Influencing the Organization's Priorities - A Theoretical Rationale for an Independent Intervention
2013, Khan, Ashfaq A, Mihret, Dessalegn
Current literature on organizational change advocates the significance of 'strategy facilitation' on the part of the parent organization in the process of change imposed on the subordinate organization. Through this conceptual paper, resorting to the recent strategic changes Australian tertiary sector's constituents underwent in response to the Australian government's funding-specific policy changes for the sector, we argue that while 'strategy facilitation' by a 'power source' works to the advantage of subordinate organizations, 'strategy imposition' may work the opposite way.

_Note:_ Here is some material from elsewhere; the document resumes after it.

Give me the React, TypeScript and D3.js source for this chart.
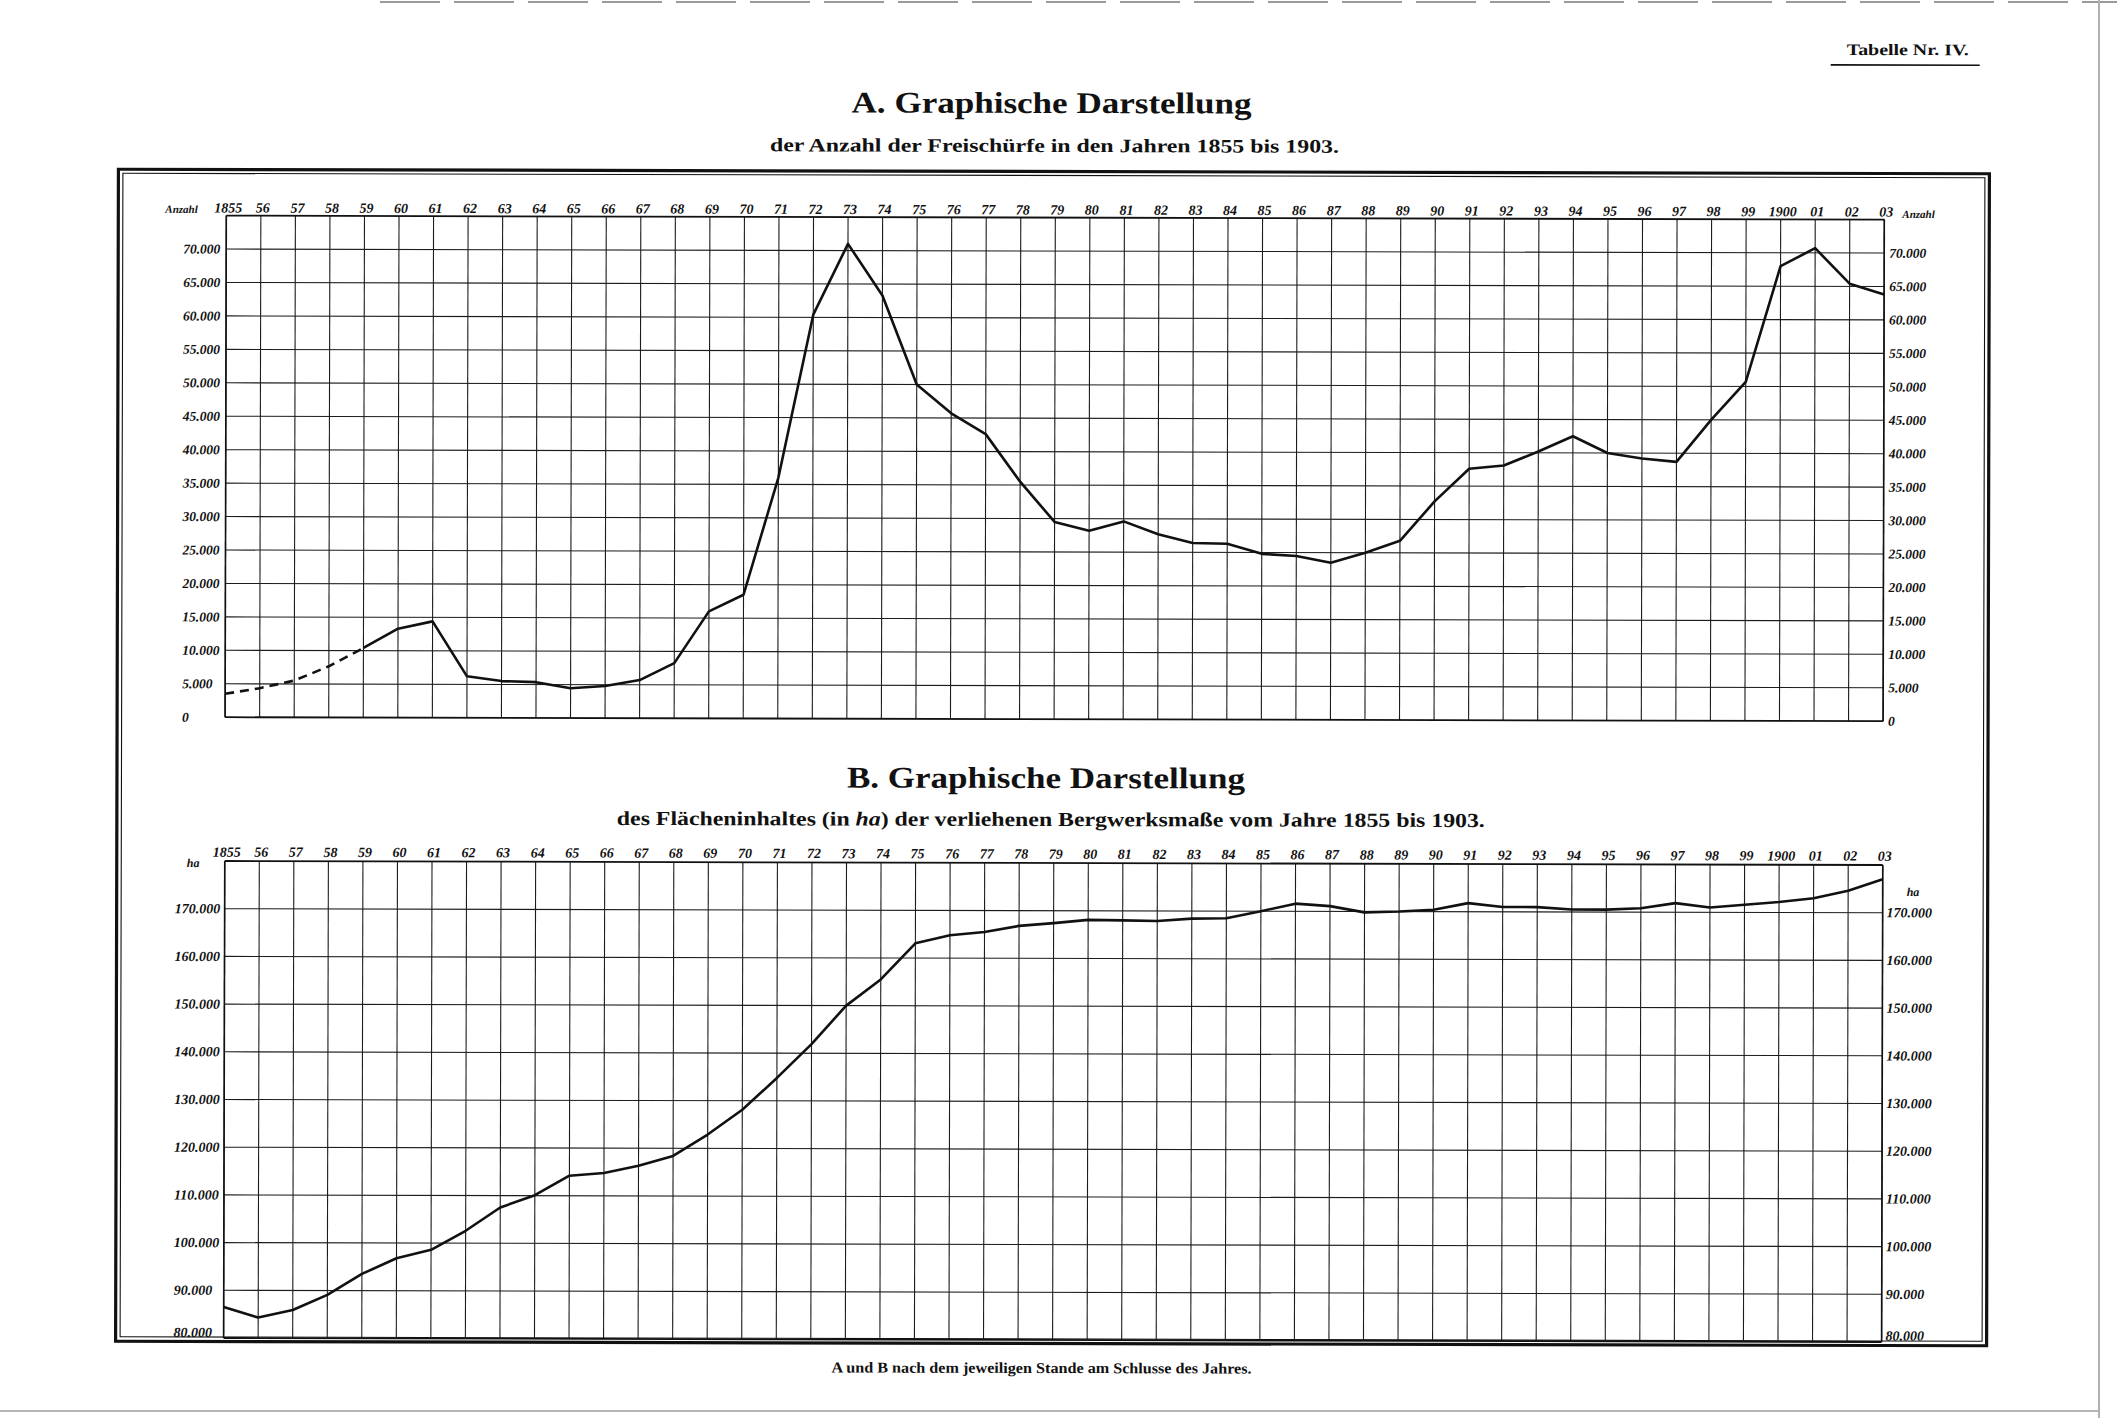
import React from 'react';
import * as d3 from 'd3';

// ---------- DATA ----------
const years = [
  1855, 1856, 1857, 1858, 1859, 1860, 1861, 1862, 1863, 1864,
  1865, 1866, 1867, 1868, 1869, 1870, 1871, 1872, 1873, 1874,
  1875, 1876, 1877, 1878, 1879, 1880, 1881, 1882, 1883, 1884,
  1885, 1886, 1887, 1888, 1889, 1890, 1891, 1892, 1893, 1894,
  1895, 1896, 1897, 1898, 1899, 1900, 1901, 1902, 1903,
];
const yearLabels = [
  '1855', '56', '57', '58', '59', '60', '61', '62', '63', '64',
  '65', '66', '67', '68', '69', '70', '71', '72', '73', '74',
  '75', '76', '77', '78', '79', '80', '81', '82', '83', '84',
  '85', '86', '87', '88', '89', '90', '91', '92', '93', '94',
  '95', '96', '97', '98', '99', '1900', '01', '02', '03',
];
// A: Anzahl der Freischürfe
const freischuerfe = [
  3500, 4350, 5500, 7650, 10400, 13300, 14400, 6200, 5500, 5350,
  4450, 4800, 5700, 8250, 16000, 18500, 36000, 60400, 71000, 63300,
  50000, 45700, 42600, 35500, 29500, 28200, 29600, 27700, 26400, 26300,
  24800, 24500, 23500, 25000, 26800, 32700, 37600, 38100, 40200, 42500,
  40000, 39200, 38700, 45000, 50700, 68000, 70700, 65400, 63800,
];
const dashedUntilYear = 1859;
// B: Flächeninhalt (ha) der verliehenen Bergwerksmaße
const flaeche = [
  86500, 84300, 85900, 89100, 93500, 96800, 98600, 102600, 107500, 110100,
  114200, 114800, 116300, 118400, 122900, 128100, 134800, 141900, 150000, 155500,
  163100, 164800, 165500, 166800, 167400, 168100, 168000, 167900, 168400, 168500,
  170000, 171600, 171100, 169800, 170000, 170400, 171800, 171000, 171000, 170500,
  170500, 170800, 171900, 171000, 171600, 172200, 173000, 174600, 177000,
];
const ticksA = [0, 5000, 10000, 15000, 20000, 25000, 30000, 35000, 40000, 45000, 50000, 55000, 60000, 65000, 70000];
const domainA = [0, 75000];
const ticksB = [80000, 90000, 100000, 110000, 120000, 130000, 140000, 150000, 160000, 170000];
const domainB = [80000, 180000];

// ---------- LAYOUT ----------
const W = 2117;
const H = 1418;
const xL = 225;
const xR = 1883;
const aTop = 217.6;
const aBot = 719.2;
const bTop = 863;
const bBot = 1340;

const FONT = "'Liberation Serif', 'DejaVu Serif', serif";
const INK = '#111';

export default function App() {
  const x = d3.scaleLinear().domain([years[0], years[years.length - 1]]).range([xL, xR]);
  const yA = d3.scaleLinear().domain(domainA).range([aBot, aTop]);
  const yB = d3.scaleLinear().domain(domainB).range([bBot, bTop]);
  const fmt = d3.formatLocale({ decimal: ',', thousands: '.', grouping: [3], currency: ['', ''] }).format(',d');

  const ptsA = years.map((yr, i) => ({ yr, v: freischuerfe[i] }));
  const ptsB = years.map((yr, i) => ({ yr, v: flaeche[i] }));
  const lineA = d3.line<any>().x((d) => x(d.yr)).y((d) => yA(d.v));
  const lineB = d3.line<any>().x((d) => x(d.yr)).y((d) => yB(d.v));
  const dashedPart = ptsA.filter((d) => d.yr <= dashedUntilYear);
  const solidPart = ptsA.filter((d) => d.yr >= dashedUntilYear);

  const gridColor = '#1c1c1c';

  const tickStyle = { fontFamily: FONT, fontStyle: 'italic', fontWeight: 700, fill: INK } as const;

  const yearRow = (baseline: number) =>
    years.map((yr, i) => (
      <text key={'yl' + yr} x={x(yr) + 2} y={baseline} textAnchor="middle" fontSize={14} {...tickStyle}>
        {yearLabels[i]}
      </text>
    ));

  const verticals = (top: number, bot: number) =>
    years.map((yr) => (
      <line key={'v' + yr} x1={x(yr)} x2={x(yr)} y1={top} y2={bot} stroke={gridColor} strokeWidth={1.1} />
    ));

  return (
    <svg
      width={W}
      height={H}
      viewBox={`0 0 ${W} ${H}`}
      style={{ position: 'absolute', left: 0, top: 0, display: 'block', background: '#fff' }}
    >
      <rect x={0} y={0} width={W} height={H} fill="#fff" />
      {/* scan page edges */}
      <line x1={380} x2={W} y1={2} y2={2} stroke="#9a9a9a" strokeWidth={2} strokeDasharray="60 14" />
      <line x1={2099} x2={2099} y1={0} y2={H} stroke="#b0b0b0" strokeWidth={2} />
      <line x1={0} x2={2099} y1={1411} y2={1411} stroke="#b5b5b5" strokeWidth={2} />

      <g transform="rotate(0.138 1054 760)">
        {/* header */}
        <text x={1906} y={53} textAnchor="middle" fontFamily={FONT} fontWeight={700} fontSize={16} fill={INK}
          textLength={122} lengthAdjust="spacingAndGlyphs">Tabelle Nr. IV.</text>
        <line x1={1829} x2={1978} y1={63} y2={63} stroke={INK} strokeWidth={1.6} />

        <text x={1050} y={113} textAnchor="middle" fontFamily={FONT} fontWeight={700} fontSize={30} fill={INK}
          textLength={400} lengthAdjust="spacingAndGlyphs">A. Graphische Darstellung</text>
        <text x={1053} y={152} textAnchor="middle" fontFamily={FONT} fontWeight={700} fontSize={19} fill={INK}
          textLength={569} lengthAdjust="spacingAndGlyphs">der Anzahl der Freischürfe in den Jahren 1855 bis 1903.</text>

        {/* frame */}
        <rect x={117} y={171.5} width={1871} height={1172} fill="none" stroke={INK} strokeWidth={3.2} />
        <rect x={121.5} y={175.5} width={1862} height={1163.5} fill="none" stroke={INK} strokeWidth={1.1} />

        {/* ---------- Chart A ---------- */}
        <g>
          {ticksA.filter((t) => t > 0).map((t) => (
            <line key={'ha' + t} x1={xL} x2={xR} y1={yA(t)} y2={yA(t)} stroke={gridColor} strokeWidth={1.1} />
          ))}
          {verticals(aTop, aBot)}
          <line x1={xL} x2={xR} y1={aTop} y2={aTop} stroke={INK} strokeWidth={1.8} />
          <line x1={xL} x2={xR} y1={aBot} y2={aBot} stroke={INK} strokeWidth={1.8} />
          <line x1={xL} x2={xL} y1={aTop} y2={aBot} stroke={INK} strokeWidth={1.6} />
          <line x1={xR} x2={xR} y1={aTop} y2={aBot} stroke={INK} strokeWidth={1.6} />
          {yearRow(214.5)}
          <text x={164} y={215} fontSize={11} {...tickStyle}>Anzahl</text>
          <text x={1901} y={216} fontSize={11} {...tickStyle}>Anzahl</text>
          {ticksA.map((t) => (
            <text key={'la' + t} x={182} y={yA(t) + 4.6} fontSize={13.5} {...tickStyle}>{fmt(t)}</text>
          ))}
          {ticksA.map((t) => (
            <text key={'ra' + t} x={1888} y={yA(t) + 4.6} fontSize={13.5} {...tickStyle}>{fmt(t)}</text>
          ))}
          <path d={lineA(dashedPart) || ''} fill="none" stroke={INK} strokeWidth={2.6} strokeDasharray="9 6" />
          <path d={lineA(solidPart) || ''} fill="none" stroke={INK} strokeWidth={2.6} strokeLinejoin="round" />
        </g>

        {/* ---------- Chart B titles ---------- */}
        <text x={1046} y={788} textAnchor="middle" fontFamily={FONT} fontWeight={700} fontSize={30} fill={INK}
          textLength={398} lengthAdjust="spacingAndGlyphs">B. Graphische Darstellung</text>
        <text x={1051} y={826} textAnchor="middle" fontFamily={FONT} fontWeight={700} fontSize={20} fill={INK}
          textLength={868} lengthAdjust="spacingAndGlyphs">
          des Flächeninhaltes (in <tspan fontStyle="italic">ha</tspan>) der verliehenen Bergwerksmaße vom Jahre 1855 bis 1903.
        </text>

        {/* ---------- Chart B ---------- */}
        <g>
          {ticksB.filter((t) => t > domainB[0]).map((t) => (
            <line key={'hb' + t} x1={xL} x2={xR} y1={yB(t)} y2={yB(t)} stroke={gridColor} strokeWidth={1.1} />
          ))}
          {verticals(bTop, bBot)}
          <line x1={xL} x2={xR} y1={bTop} y2={bTop} stroke={INK} strokeWidth={1.8} />
          <line x1={xL} x2={xR} y1={bBot} y2={bBot} stroke={INK} strokeWidth={1.8} />
          <line x1={xL} x2={xL} y1={bTop} y2={bBot} stroke={INK} strokeWidth={1.6} />
          <line x1={xR} x2={xR} y1={bTop} y2={bBot} stroke={INK} strokeWidth={1.6} />
          {yearRow(858.7)}
          <text x={187} y={869} fontSize={12} {...tickStyle}>ha</text>
          <text x={1907} y={894} fontSize={12} {...tickStyle}>ha</text>
          {ticksB.map((t) => (
            <text key={'lb' + t} x={175} y={yB(t) + (t === domainB[0] ? -1 : 4.6)} fontSize={14} {...tickStyle}>{fmt(t)}</text>
          ))}
          {ticksB.map((t) => (
            <text key={'rb' + t} x={1887} y={yB(t) + (t === domainB[0] ? -1.5 : 4.6)} fontSize={14} {...tickStyle}>{fmt(t)}</text>
          ))}
          <path d={lineB(ptsB) || ''} fill="none" stroke={INK} strokeWidth={2.6} strokeLinejoin="round" />
        </g>

        {/* footnote */}
        <text x={1043} y={1373} textAnchor="middle" fontFamily={FONT} fontWeight={700} fontSize={15} fill={INK}
          textLength={420} lengthAdjust="spacingAndGlyphs">A und B nach dem jeweiligen Stande am Schlusse des Jahres.</text>
      </g>
    </svg>
  );
}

Externally dictated conditions for a change that leave an organization with no option but to submit passively to the pressure and adapt its core organizational elements for the sake of its survival, may result in the organization's demise in its real essence, as the organization sacrifices its true identity in an attempt to placate the external demand. Accountability dictates that such a change needs to be scrupulously checked and subjected to an independent enquiry before considered for implementation. We aim to develop theory- and logic-deduced propositions to help guide future empirical research into the area.